I SOMETIMES find strangers’ manners so lacking that I have started engaging in an odd kind of activism. I call it reverse etiquette: I supply the apology that they should be giving me.
When the ebullient young woman behind the cash register at the grocery store dropped my apple on the ground, she smiled nervously, picked it up and put it in my bag, but said nothing. So I offered, in a neutral tone of voice, “Oh, I’m sorry.” This did not elicit the remorse I hoped it would — she simply grimace-smiled and said, “That’s O.K.” So I added, “Sorry about that — I really didn’t mean for you to drop that.” At which she stared off into the mid-distance as if receiving instructions from outer space.

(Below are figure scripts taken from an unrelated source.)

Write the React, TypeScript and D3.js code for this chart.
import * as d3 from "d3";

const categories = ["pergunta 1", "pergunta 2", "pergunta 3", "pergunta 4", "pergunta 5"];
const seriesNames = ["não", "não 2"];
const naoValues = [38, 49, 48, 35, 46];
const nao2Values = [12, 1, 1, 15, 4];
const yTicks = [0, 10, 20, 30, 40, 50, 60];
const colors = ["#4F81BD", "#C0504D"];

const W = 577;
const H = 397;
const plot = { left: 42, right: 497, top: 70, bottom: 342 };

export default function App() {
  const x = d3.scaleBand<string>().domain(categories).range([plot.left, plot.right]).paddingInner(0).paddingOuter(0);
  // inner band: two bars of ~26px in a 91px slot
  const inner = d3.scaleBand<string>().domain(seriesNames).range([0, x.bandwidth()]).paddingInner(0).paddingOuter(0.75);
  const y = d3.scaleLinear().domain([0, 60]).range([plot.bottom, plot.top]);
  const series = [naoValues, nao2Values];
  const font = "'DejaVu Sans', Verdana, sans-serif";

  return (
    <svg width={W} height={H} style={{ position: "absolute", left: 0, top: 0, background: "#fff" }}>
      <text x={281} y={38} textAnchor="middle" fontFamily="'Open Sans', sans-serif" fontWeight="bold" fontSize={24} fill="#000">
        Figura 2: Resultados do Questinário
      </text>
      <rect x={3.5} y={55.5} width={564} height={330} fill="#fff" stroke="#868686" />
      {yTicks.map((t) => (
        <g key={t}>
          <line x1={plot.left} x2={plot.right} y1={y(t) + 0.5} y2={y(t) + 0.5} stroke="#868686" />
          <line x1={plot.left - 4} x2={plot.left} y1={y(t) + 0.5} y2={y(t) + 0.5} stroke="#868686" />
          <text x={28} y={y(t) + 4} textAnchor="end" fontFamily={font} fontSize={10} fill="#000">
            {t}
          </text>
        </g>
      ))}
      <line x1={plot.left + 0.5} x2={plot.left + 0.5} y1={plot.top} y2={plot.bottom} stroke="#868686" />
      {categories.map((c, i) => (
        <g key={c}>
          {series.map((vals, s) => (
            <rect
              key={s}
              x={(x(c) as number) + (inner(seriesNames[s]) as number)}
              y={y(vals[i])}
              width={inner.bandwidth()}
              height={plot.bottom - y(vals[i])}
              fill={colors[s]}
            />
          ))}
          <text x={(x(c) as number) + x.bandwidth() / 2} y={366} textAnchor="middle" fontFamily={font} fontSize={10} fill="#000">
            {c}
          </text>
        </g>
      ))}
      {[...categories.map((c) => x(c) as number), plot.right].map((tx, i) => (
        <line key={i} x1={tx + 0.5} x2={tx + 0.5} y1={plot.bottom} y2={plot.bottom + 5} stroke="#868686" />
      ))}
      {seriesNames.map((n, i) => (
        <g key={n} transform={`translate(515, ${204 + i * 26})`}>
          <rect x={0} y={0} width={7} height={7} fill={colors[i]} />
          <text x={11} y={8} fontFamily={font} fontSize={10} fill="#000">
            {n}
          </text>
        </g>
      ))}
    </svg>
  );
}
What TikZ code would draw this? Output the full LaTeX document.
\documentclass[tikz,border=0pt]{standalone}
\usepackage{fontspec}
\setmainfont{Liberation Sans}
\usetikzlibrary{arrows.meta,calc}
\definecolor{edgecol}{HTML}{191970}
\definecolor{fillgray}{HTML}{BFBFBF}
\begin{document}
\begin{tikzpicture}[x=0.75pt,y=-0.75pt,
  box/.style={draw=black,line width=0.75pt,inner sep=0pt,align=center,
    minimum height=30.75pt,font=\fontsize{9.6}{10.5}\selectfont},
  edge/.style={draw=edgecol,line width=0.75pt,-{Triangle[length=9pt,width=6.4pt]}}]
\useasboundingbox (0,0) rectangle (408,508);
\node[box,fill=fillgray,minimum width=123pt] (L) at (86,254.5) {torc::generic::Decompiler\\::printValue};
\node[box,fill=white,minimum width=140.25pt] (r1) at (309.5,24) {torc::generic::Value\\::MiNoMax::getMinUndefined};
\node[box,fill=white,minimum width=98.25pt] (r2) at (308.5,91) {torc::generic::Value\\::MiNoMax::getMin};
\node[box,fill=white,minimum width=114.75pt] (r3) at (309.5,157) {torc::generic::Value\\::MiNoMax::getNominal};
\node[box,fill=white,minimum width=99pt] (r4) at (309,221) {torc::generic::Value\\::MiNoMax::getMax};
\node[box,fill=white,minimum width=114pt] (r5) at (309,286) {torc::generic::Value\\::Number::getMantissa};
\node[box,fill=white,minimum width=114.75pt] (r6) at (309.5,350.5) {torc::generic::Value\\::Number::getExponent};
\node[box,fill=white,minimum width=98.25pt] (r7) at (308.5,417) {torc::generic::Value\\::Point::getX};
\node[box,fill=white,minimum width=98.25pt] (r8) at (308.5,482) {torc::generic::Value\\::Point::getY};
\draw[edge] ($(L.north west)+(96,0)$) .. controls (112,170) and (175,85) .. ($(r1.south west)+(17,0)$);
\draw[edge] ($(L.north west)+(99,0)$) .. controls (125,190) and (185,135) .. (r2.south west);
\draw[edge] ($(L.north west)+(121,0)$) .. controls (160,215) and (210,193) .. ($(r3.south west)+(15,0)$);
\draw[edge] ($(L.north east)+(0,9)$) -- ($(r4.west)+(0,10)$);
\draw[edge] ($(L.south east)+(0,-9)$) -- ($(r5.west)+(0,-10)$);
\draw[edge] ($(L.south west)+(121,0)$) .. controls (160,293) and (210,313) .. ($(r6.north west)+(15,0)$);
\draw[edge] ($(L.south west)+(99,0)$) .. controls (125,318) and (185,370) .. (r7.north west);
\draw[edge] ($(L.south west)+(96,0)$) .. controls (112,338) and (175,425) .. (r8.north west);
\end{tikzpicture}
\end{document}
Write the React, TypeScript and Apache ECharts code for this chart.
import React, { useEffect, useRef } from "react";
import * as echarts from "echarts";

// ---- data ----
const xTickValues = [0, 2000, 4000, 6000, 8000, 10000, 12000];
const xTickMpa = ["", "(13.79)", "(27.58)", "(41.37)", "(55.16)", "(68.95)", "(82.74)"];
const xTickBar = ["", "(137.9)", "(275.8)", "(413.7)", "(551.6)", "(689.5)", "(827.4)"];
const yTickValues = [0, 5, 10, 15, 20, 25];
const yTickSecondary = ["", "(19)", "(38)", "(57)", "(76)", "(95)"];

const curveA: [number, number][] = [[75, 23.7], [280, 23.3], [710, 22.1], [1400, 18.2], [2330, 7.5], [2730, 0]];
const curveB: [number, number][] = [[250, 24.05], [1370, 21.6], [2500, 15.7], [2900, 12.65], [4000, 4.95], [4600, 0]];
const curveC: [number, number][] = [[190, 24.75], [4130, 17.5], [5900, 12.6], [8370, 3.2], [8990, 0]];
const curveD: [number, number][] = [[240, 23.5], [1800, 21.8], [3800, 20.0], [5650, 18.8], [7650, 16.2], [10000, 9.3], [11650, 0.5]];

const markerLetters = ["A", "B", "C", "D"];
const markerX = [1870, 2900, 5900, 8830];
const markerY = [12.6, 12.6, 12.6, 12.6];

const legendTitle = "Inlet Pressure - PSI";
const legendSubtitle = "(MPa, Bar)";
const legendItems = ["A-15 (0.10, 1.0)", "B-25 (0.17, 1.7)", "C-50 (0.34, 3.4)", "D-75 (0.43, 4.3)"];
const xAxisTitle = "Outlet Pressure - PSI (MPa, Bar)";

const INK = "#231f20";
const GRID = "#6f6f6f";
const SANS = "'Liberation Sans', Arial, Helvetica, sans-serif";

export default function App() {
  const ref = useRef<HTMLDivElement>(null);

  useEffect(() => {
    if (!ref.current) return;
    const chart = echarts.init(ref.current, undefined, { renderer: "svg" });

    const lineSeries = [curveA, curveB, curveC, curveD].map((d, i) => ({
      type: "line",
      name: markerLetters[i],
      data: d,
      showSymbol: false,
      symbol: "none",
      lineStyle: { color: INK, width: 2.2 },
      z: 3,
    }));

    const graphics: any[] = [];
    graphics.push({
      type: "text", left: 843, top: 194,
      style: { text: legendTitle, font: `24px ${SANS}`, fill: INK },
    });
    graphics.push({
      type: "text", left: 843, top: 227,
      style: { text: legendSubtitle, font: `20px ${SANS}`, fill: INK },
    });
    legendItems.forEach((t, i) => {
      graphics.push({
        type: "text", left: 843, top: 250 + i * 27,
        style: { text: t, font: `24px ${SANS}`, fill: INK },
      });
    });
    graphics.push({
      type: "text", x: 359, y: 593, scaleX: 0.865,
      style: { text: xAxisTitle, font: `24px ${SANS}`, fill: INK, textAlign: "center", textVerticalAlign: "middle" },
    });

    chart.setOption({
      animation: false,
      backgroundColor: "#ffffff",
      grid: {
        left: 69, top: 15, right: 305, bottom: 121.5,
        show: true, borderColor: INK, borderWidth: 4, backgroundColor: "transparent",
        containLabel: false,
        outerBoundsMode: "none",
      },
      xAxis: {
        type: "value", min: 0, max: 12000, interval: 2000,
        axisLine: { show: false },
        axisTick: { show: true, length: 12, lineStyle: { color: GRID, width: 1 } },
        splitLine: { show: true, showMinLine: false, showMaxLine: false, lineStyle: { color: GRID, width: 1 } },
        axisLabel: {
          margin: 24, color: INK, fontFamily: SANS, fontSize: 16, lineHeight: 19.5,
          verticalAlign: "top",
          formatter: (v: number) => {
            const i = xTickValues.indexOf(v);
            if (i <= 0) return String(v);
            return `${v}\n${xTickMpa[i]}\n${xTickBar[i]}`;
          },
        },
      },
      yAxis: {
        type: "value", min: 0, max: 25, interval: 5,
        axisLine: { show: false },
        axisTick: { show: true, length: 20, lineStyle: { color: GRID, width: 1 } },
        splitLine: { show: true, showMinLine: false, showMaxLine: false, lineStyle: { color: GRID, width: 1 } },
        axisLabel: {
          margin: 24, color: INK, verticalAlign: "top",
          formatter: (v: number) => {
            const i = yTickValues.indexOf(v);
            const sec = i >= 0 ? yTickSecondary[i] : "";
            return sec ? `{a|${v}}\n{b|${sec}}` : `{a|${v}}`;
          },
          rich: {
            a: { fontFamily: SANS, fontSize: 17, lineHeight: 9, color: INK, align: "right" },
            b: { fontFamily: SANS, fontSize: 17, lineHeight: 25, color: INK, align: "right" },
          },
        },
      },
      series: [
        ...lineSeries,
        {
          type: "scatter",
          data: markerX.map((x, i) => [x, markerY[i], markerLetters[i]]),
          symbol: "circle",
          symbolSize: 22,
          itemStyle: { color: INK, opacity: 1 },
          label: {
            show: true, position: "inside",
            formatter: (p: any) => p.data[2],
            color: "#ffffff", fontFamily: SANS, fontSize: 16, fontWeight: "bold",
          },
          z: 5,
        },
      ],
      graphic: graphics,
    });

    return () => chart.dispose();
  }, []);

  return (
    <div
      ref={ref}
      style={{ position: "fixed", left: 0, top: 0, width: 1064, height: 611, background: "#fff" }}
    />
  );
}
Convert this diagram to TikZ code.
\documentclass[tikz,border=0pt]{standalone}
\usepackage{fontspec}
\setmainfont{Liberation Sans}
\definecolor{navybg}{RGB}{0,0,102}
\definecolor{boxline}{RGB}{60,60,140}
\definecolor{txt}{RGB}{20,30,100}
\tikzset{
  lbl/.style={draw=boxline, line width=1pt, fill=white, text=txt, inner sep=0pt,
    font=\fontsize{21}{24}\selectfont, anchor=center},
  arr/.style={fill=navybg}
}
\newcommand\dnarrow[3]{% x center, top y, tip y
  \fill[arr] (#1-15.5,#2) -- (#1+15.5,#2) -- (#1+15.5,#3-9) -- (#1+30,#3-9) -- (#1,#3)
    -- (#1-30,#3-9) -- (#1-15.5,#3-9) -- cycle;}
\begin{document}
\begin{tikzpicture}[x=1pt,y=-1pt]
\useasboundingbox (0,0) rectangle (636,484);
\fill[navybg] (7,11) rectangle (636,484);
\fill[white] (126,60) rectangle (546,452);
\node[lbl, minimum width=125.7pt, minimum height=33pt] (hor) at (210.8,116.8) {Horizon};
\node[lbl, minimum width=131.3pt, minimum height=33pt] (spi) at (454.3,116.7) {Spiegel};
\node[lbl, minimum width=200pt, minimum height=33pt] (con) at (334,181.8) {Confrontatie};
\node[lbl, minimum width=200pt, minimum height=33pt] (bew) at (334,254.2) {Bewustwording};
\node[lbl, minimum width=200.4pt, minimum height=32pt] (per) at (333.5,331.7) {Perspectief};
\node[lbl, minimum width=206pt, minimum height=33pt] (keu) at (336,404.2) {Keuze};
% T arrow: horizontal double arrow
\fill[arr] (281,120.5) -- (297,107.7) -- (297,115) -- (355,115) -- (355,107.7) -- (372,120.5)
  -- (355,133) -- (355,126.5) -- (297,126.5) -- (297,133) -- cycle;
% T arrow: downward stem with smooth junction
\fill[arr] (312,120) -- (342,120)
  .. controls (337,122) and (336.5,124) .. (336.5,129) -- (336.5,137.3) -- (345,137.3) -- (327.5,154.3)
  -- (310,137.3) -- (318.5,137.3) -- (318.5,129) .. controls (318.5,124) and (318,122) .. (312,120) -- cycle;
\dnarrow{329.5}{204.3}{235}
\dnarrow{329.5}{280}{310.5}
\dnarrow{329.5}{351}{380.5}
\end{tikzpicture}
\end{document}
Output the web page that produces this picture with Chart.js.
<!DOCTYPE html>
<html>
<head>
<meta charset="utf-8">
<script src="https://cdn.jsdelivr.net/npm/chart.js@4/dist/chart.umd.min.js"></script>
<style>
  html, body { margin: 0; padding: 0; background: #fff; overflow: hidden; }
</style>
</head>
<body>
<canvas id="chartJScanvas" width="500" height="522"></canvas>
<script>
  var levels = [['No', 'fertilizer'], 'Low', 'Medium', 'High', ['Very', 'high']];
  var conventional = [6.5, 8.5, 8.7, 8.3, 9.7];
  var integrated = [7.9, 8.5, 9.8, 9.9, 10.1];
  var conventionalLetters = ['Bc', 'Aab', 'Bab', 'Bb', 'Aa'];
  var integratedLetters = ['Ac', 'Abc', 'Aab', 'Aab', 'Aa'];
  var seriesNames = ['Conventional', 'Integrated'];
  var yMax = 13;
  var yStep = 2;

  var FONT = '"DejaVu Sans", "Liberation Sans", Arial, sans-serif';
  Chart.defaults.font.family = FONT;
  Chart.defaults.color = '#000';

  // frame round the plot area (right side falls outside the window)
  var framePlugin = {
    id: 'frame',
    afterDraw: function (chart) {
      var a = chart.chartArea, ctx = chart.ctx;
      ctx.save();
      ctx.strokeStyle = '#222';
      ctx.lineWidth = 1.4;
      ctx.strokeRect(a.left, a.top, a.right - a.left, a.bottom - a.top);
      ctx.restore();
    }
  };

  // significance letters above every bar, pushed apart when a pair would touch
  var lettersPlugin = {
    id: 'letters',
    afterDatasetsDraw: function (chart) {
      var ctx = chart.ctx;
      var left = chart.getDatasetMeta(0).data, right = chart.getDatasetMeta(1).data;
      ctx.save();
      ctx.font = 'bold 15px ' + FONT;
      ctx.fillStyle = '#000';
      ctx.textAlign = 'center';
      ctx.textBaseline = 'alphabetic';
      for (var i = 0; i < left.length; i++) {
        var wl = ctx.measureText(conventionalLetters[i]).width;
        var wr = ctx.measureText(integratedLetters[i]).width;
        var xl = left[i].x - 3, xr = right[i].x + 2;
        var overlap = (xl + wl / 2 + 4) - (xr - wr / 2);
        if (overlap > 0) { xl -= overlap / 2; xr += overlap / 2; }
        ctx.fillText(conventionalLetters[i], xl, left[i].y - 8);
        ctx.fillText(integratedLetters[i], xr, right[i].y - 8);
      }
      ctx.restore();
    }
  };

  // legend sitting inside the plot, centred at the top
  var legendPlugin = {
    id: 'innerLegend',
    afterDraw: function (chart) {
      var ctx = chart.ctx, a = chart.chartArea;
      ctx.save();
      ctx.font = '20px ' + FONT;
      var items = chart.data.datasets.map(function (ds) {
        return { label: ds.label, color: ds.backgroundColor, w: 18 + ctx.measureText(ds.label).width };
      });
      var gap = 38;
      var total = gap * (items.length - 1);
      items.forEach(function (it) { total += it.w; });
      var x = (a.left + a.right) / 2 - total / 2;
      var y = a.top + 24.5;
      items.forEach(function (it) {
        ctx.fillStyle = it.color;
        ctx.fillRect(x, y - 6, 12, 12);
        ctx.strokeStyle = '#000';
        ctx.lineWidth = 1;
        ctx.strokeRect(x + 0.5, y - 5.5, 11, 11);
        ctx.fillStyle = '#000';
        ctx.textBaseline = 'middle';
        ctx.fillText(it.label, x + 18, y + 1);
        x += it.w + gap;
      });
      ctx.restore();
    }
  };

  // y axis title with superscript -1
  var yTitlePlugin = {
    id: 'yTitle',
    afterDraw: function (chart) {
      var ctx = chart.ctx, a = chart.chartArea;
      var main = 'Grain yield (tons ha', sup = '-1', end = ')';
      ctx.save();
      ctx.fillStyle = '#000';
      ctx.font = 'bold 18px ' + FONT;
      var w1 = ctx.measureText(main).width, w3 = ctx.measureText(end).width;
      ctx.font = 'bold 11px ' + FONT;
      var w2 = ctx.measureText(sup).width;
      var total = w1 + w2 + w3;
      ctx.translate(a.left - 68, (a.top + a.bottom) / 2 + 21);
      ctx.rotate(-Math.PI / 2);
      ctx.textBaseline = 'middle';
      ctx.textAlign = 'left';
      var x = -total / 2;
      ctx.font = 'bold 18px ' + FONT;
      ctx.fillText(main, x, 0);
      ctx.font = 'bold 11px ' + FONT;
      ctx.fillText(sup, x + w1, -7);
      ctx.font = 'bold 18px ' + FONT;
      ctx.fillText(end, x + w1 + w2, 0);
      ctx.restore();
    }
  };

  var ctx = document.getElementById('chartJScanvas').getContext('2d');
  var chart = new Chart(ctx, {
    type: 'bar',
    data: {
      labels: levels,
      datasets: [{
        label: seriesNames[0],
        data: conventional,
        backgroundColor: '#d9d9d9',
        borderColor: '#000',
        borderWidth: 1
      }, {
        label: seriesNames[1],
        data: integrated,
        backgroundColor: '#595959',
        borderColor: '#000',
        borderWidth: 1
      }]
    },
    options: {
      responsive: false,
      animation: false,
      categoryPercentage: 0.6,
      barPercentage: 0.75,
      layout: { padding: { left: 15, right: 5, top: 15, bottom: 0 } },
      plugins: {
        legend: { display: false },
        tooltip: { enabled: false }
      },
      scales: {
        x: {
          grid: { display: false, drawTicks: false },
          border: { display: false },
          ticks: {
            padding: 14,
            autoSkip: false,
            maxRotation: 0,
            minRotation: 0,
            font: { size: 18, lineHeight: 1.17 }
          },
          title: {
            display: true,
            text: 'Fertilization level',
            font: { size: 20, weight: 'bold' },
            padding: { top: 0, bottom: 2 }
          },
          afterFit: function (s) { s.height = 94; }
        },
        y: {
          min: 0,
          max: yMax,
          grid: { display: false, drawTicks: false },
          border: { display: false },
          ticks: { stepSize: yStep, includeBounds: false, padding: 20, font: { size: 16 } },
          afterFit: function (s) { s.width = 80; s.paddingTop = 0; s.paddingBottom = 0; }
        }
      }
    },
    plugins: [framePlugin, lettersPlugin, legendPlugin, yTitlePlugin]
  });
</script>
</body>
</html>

A few weeks later, the skinny, 20-something gentleman manning the cash register at the pizzeria told me, “I can’t break a 20.” So I asked, “Would you mind terribly if I went next door and got change?” He said, “That’s fine.” When I returned, no thanks or apology forthcoming from him, I said in a flat, non-sarcastic voice, “So sorry — I hope I didn’t keep you waiting?” Confused, he shook his head no. “I forget stuff sometimes,” I said — a cue that went unmet.
How did I get here? I’d feel like a marm or a scold if I told a stranger that he has bad manners; so instead I wage a campaign of subtle remonstrance. That this subtle remonstrance was, in its initial forays at least, mostly lost on my interlocutors did not faze me: being able to sublimate my irritation was its own reward.